Accumulating evidence suggests that measuring loss of structural connectivity together with markers of core Alzheimer's disease (AD) pathology such as amyloid plaques and neurofibrillary tangles may facilitate identification of individuals with the greatest risk of progressing to dementia. The primary focus and overarching goal of this project is to improve prediction of cognitive decline in the preclinical stage, prior to irreversible disease stages by utilizing novel wavelets based multi-scale brain connectivity signatures (WaCS) and deriving mechanisms that characterize the propagation of plaque and tangle pathology in the brain over time. We will accomplish this goal by using longitudinal cognitive and diffusion weighted magnetic resonance and positron emission tomography (PET) imaging data acquired from asymptomatic middle-aged participants enrolled in the Wisconsin Registry for Alzheimer's Prevention study and the Wisconsin Alzheimer's Disease Research Center clinical core. The analyses will be driven by (a) the ?Wavelets on graphs? transforms which allow us to simultaneously operate on multiple scale representations of brain connectivity and yield very sensitive detection of weak but real disease-specific signals with rigorous statistical confidence and (b) novel algebraic formulations that parameterize the dynamics of molecular pathology progression at the subject-specific level using an exquisite spatial mapping of amyloid and tau pathology with PiB and MK6240 PET. The proposed project comprises of three aims.

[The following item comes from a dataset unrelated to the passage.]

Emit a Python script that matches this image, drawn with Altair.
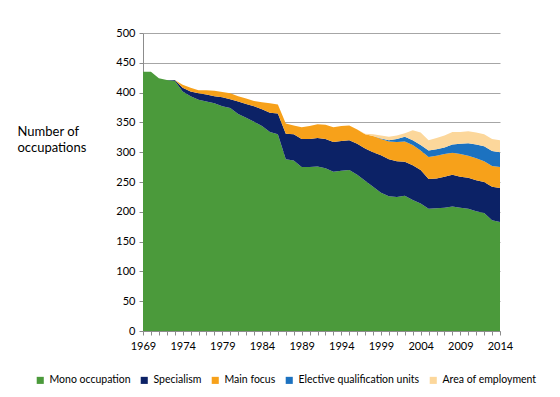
import altair as alt
import pandas as pd

years = list(range(1969, 2015))
series_names = ["Mono occupation", "Specialism", "Main focus",
                "Elective qualification units", "Area of employment"]

mono = [435, 435, 424, 421, 420, 402, 394, 388, 385, 382, 377, 374, 364, 358, 351, 344,
        334, 330, 288, 286, 275, 275, 276, 273, 267, 269, 270, 262, 252, 242, 232, 226,
        225, 227, 220, 214, 205, 206, 207, 209, 207, 205, 201, 198, 186, 183]
specialism = [0, 0, 0, 0, 1, 6, 8, 11, 12, 12, 15, 15, 21, 23, 26, 28,
              32, 35, 43, 44, 47, 47, 48, 49, 50, 50, 50, 52, 54, 58, 63, 62,
              60, 57, 58, 56, 50, 50, 52, 53, 52, 52, 52, 52, 56, 57]
main_focus = [0, 0, 0, 0, 0, 5, 6, 5, 7, 9, 9, 10, 9, 9, 9, 12,
              16, 15, 17, 15, 20, 22, 23, 24, 25, 25, 25, 24, 24, 27, 27, 30,
              32, 34, 34, 33, 37, 38, 38, 37, 38, 37, 37, 35, 35, 35]
elective = [0] * 30 + [1, 2, 5, 8, 8, 9, 11, 11, 11, 14, 17, 21, 23, 25, 25, 25]
area_emp = [0] * 28 + [1, 3, 5, 6, 6, 6, 17, 21, 17, 19, 20, 21, 20, 20, 20, 20, 20, 20]

colors = ["#4b9a3b", "#0c2266", "#f7a11a", "#1c72c0", "#fcd79b"]

rows = []
for i, name in enumerate(series_names):
    vals = [mono, specialism, main_focus, elective, area_emp][i]
    for y, v in zip(years, vals):
        rows.append({"Year": y, "Series": name, "Value": v, "order": i})
df = pd.DataFrame(rows)

FONT = "Lato"

chart = alt.Chart(df).mark_area(interpolate="linear", opacity=1).encode(
    x=alt.X("Year:Q",
            scale=alt.Scale(domain=[1969, 2014], nice=False, zero=False),
            axis=alt.Axis(values=years, format="d", title=None, grid=False,
                          labelExpr="(datum.value - 1969) % 5 == 0 ? datum.label : ''",
                          labelFlush=False, labelOverlap=False,
                          tickSize=4, labelFontSize=11, labelPadding=5,
                          labelColor="#000000", domainColor="#8c8c8c",
                          tickColor="#8c8c8c", labelFont=FONT)),
    y=alt.Y("Value:Q", stack="zero",
            scale=alt.Scale(domain=[0, 500], nice=False),
            axis=alt.Axis(values=list(range(0, 501, 50)),
                          title=["Number of", "occupations"], titleAngle=0,
                          titleAlign="left", titleBaseline="top",
                          titleX=-126, titleY=92, titleFontSize=13,
                          titleFontWeight="normal", titleFont=FONT,
                          titleLineHeight=16,
                          tickSize=4, labelFontSize=11, labelPadding=4,
                          labelFlush=False,
                          labelColor="#000000", domainColor="#8c8c8c",
                          tickColor="#8c8c8c", gridColor="#a6a6a6",
                          labelFont=FONT)),
    color=alt.Color("Series:N",
                    scale=alt.Scale(domain=series_names, range=colors),
                    legend=alt.Legend(title=None, orient="none", direction="horizontal",
                                      legendX=-108, legendY=342,
                                      symbolType="square", symbolSize=50,
                                      symbolStrokeWidth=0, labelFontSize=10.5,
                                      labelFont=FONT, columnPadding=8,
                                      labelOffset=4, labelLimit=300)),
    order=alt.Order("order:Q", sort="ascending"),
).properties(
    width=357, height=298,
    autosize=alt.AutoSizeParams(type="none"),
    padding={"left": 135, "top": 25, "right": 44, "bottom": 58},
).configure_view(stroke=None)

chart.save("out.html", embed_options={"renderer": "svg", "actions": False})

Specific Aim 1 : Derive structural connectivity phenotypes of preclinical AD by extending wavelet based multi-scale representations of brain connectivity graphs with improved microstructural specificity offered by biophysical diffusion models beyond classical diffusion tensor imaging (DTI). We will utilize ?? these representations to identify statistical associations between connectivity, cerebrospinal fluid based AD biomarkers (e.g., A 42, phosphorylated tau), and cognitive trajectories.
Specific Aim 2 : Develop techniques to characterize the subject-specific propagation dynamics of amyloid and tau pathology as measured on PET images and evaluate their associations with structural connectivity, total pathology burden and cognitive scores.
Specific Aim 3 : Design frameworks for predicting cognitive trajectories at the individual level using structural connectivity and molecular pathology propagation networks. Significance: This project is expected to transform three distinct areas of AD research, it will (1) deliver the impact of multi-resolution analysis of brain connectivity networks derived from diffusion models beyond the classical DTI for preclinical AD, (2) characterize how amyloid plaque and tangle pathology propagate over time in a subject-specific manner in early AD stages and (3) how such information sources can be utilized to jointly predict endpoint diagnostic status at the level of individual subjects, for monitoring disease progression and as a first step towards criteria that could inform the design of secondary prevention trials.
This project will deploy novel algebraic methods for image analysis to characterize (i) changes in brain connectivity and (ii) dynamics of molecular pathology propagation in healthy asymptomatic individuals who are at risk of Alzheimer's disease (AD) and also have evidence of AD related pathology but are at a preclinical stage. The analysis will identify specific structural connections in the brain affected by highly specific tau and amyloid AD pathology: this will yield accurate mathematical models which use connectivity and longitudinal propagation of pathology markers for predicting clinical outcome measures such as longitudinal cognitive decline in cognitively healthy individuals. The joint connectivity/pathology AD biomarkers have applications in understanding the early AD processes in cognitively healthy at-risk individuals that could eventually inform the design of clinical trials and hypotheses driven studies focused on preclinical AD.